L’an dernier, 92 fusillades ont eu lieu à Bruxelles, entrainant la mort de 9 personnes et 48 blessé.e.s. La plupart des incidents étaient liés à la drogue. Après une série de fusillades à Anderlecht, le gouvernement a apporté les réponses classiques : une task force et davantage de policiers. Echouant partout ailleurs, la « guerre contre la drogue » réussira-t-elle à Bruxelles ? Où trouver un début de solution ?
Une affaire de milliards
La production de drogues en Amérique latine continue d’augmenter. Ce n’est pas surprenant : en Colombie, un.e agriculteur.trice reçoit environ 720 euros pour un kilogramme de cocaïne. Le gouvernement tente d’encourager les agriculteur.trice.s à se tourner vers le cacao, mais cela ne leur rapporte que 1,9 euro par kilo. La pression exercée sur les agriculteur.trice.s entraîne une augmentation de la production de cocaïne et une déforestation alarmante.
Cependant, c’est la distribution, tant la vente en gros que la vente finale aux consommateurs, qui génère les plus gros profits. Le criminologue Steven Debbaut (VUB) note que « c’est un marché noir dans lequel beaucoup d’argent est impliqué ». Le marché européen de la cocaïne représenterait à lui seul un chiffre d’affaires annuel de 10,5 milliards d’euros. Cela laisse place à toutes sortes d’organisations criminelles, chacune cherchant à obtenir une part toujours plus importante des profits de la drogue.
Les dirigeants de ces organisations se protègent. Fin janvier, par exemple, il a été révélé qu’une trentaine de criminels anversois, condamnés ou recherchés, possédaient ensemble plus de 200 propriétés à Dubaï, d’une valeur de plus de 250 millions d’euros. Pour les besognes du trafic et la protection de leurs « propres » débouchés, ils font appel à des jeunes des quartiers populaires séduits par l’argent et le statut.

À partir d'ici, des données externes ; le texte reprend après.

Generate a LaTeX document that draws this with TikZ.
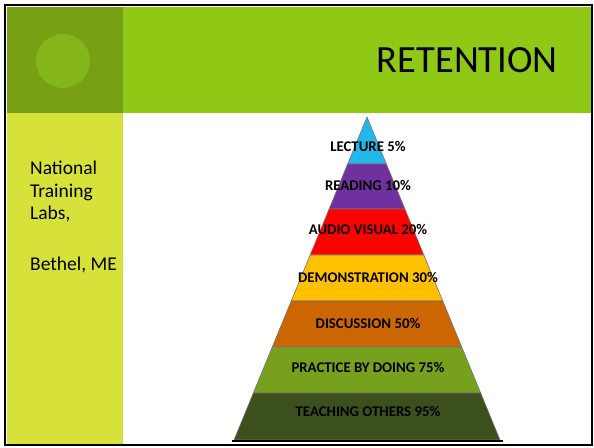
\documentclass[tikz,border=0pt]{standalone}
\usepackage{fontspec}
\setmainfont{Carlito}
\usetikzlibrary{calc}

\definecolor{headgreen}{HTML}{8FC916}
\definecolor{squaregreen}{HTML}{77A015}
\definecolor{dotgreen}{HTML}{84B51B}
\definecolor{sidegreen}{HTML}{D6E13A}
\definecolor{lectureblue}{HTML}{22B8EC}
\definecolor{readingpurple}{HTML}{7030A0}
\definecolor{avred}{HTML}{FF0000}
\definecolor{demoyellow}{HTML}{FFC000}
\definecolor{discorange}{HTML}{CC6600}
\definecolor{practgreen}{HTML}{77A01C}
\definecolor{teachgreen}{HTML}{3C501E}

\tikzset{
  band/.style={draw=black!55, line width=0.6pt},
  bandlabel/.style={font=\bfseries\fontsize{14.8}{16}\selectfont, inner sep=0pt},
  sidetext/.style={font=\fontsize{19.5}{22.5}\selectfont, align=left, anchor=north west, inner sep=0pt}
}

\begin{document}
\begin{tikzpicture}[x=1pt,y=-1pt]
    % page and slide background
    \fill[white] (0,0) rectangle (594,447);
    \fill[headgreen] (7,7) rectangle (592,113);
    \fill[squaregreen] (7,7) rectangle (123,113);
    \fill[dotgreen] (63,61) circle (27);
    \fill[sidegreen] (7,113) rectangle (123,445);

    % title and source
    \node[anchor=east, inner sep=0pt, font=\fontsize{38.5}{40}\selectfont] (title) at (558,60) {RETENTION};
    \node[sidetext] (source) at (30,161) {National\\Training\\Labs,\\[28pt]Bethel, ME};

    % pyramid corners
    \coordinate (apex) at (367,117);
    \coordinate (bl) at (234,440);
    \coordinate (br) at (500,440);

    % bands: top y / bottom y / colour / label y / text
    \foreach \ya/\yb/\col/\ly/\txt [count=\n] in {
        117/164/lectureblue/146/LECTURE 5\%,
        164/209/readingpurple/185/READING 10\%,
        209/255/avred/229/AUDIO VISUAL 20\%,
        255/301/demoyellow/277/DEMONSTRATION 30\%,
        301/347/discorange/323/DISCUSSION 50\%,
        347/393/practgreen/367/PRACTICE BY DOING 75\%,
        393/440/teachgreen/411/TEACHING OTHERS 95\%} {
        \pgfmathsetmacro\ta{(\ya-117)/323}
        \pgfmathsetmacro\tb{(\yb-117)/323}
        \filldraw[band, fill=\col] ($(apex)!\ta!(bl)$) -- ($(apex)!\tb!(bl)$)
            -- ($(apex)!\tb!(br)$) -- ($(apex)!\ta!(br)$) -- cycle;
        \node[bandlabel] (band\n) at (368,\ly) {\txt};
    }

    % base line under the pyramid
    \draw[line width=1.2pt] ($(bl)+(-2,1)$) -- ($(br)+(3,1)$);

    % slide frame
    \draw[line width=2pt] (5,5) rectangle (592,445);
\end{tikzpicture}
\end{document}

Le fait que la mafia de la drogue trouve si facilement du « personnel » en dit long sur la maladie de cette société. Il s’agit souvent de jeunes qui vivent dans des quartiers où ils ne peuvent pas faire grand-chose d’autre que traîner dans des squares. Leur avenir se résume souvent à des flexi-jobs ou à d’autres emplois mal payés qui les condamnent à rester dans le même quartier, ou à être repoussés vers des quartiers moins chers sous la pression de la gentrification. Les politiques actuelles ne feront qu’exacerber cette aliénation. Les plus grandes victimes sont les autres personnes qui habitent ces quartiers et les travailleur.euse.s, comme le personnel soignant (ambulances, services d’incendie…), qui sont de plus en plus souvent agressés lors des interventions.
Leur seule réponse : la répression
La seule réponse des autorités consiste invariablement à renforcer la répression ou, faute de moyens, à annoncer davantage de répression. Pendant ce temps, rien n’est fait contre le modèle de profit de l’industrie de la drogue. Les politiques antisociales assurent un apport constant de nouvelles recrues pour les patrons de la mafia. La « guerre contre la drogue » échoue depuis des décennies, depuis que le terme a été popularisé par Nixon en 1971.
En outre, ces politiciens visent généralement les consommateur.trice.s, du moins celleux qui sont les plus susceptibles d’être marginalisé.e.s. Les problèmes liés aux drogues ne surviennent généralement que lorsqu’il existe d’autres problèmes sous-jacents. L’ouverture d’un nombre suffisant d’espaces de consommation pour protéger les consommateur.trice.s et la décriminalisation des drogues feraient une grande différence. La prévention doit être débarrassée des moralistes. Elle doit fournir des explications solides et scientifiques sur les drogues et offrir aux jeunes la possibilité de résoudre leurs problèmes.
Il faut investir dans les conditions de vie de la majorité de la population, en particulier dans les quartiers populaires les plus pauvres. Pensez à des salaires décents pour de bons emplois, à davantage de services publics, à des possibilités de loisirs intéressantes, mais aussi à la rénovation des vieux quartiers (de meilleurs logements, abordables, davantage de parcs et de verdure…).
Dans un système capitaliste où tout tourne autour des profits réalisés légalement et illégalement, la mafia de la drogue peut se développer et terroriser nos quartiers. Pour changer les choses, il ne faut pas compter sur les partis traditionnels ou sur la poursuite des politiques qu’ils mènent depuis des années. Ce qu’il faut, c’est rompre avec les politiques qui détruisent nos communautés. Briser l’énorme machine à fric du trafic de drogue, c’est aller à l’encontre de tout le système capitaliste.